Multiple tiny Mercury Weather windows on the wall above my desk.

Multiple tiny Mercury Weather windows on the wall above my desk.

You can also open those same tiny windows from a larger window’s sidebar for any saved location. Pinch and hold on a location in the sidebar, and a context menu will appear, offering to open it in a new window that you can place wherever you’d like. Using this technique, you can even open multiple small windows for the same location and display different sets of data with each.

It’s worth noting that when you hover over the toolbar next to a small window with your eyes or using a trackpad, its buttons expand to show labels for each, plus the location, allowing you to tell one forecast from another when multiple are open at once. However, I’d love to see the location name added to the window itself, which would make telling locations apart at a glance easier.

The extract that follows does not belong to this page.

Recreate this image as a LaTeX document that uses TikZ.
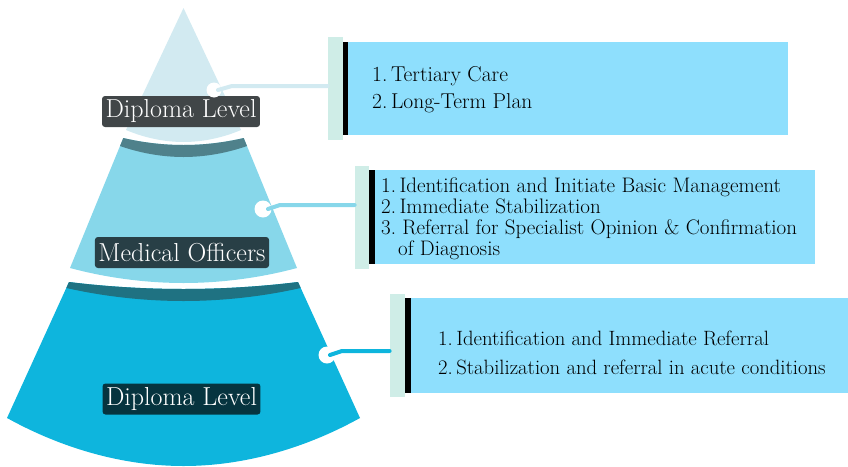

I’m a big fan of both of these apps. They serve different but important roles for me. If a big storm is forecast, I turn to CARROT Weather‘s radar maps and notifications to keep me up to date on lightning strikes and any other dangerous conditions that might be forecast. Most of the time, though, the weather is sunny and pleasant where I live, so a small Mercury Weather window with the current conditions is sufficient. Plus, with Mercury Weather’s compact design, I can easily see what it’s like for a planned travel destination and where friends and family live all at once. And, because Apple Vision Pro doesn’t ship with a version of Apple’s Weather app, you’ll want to pick up one of these apps, so when it’s time to take the headset off and get outside, you’ll know what’s waiting for you out there.

CARROT Weather and Mercury Weather are both available on the App Store as free downloads with subscriptions required for certain features. Mercury Weather also offers a lifetime one-time purchase option.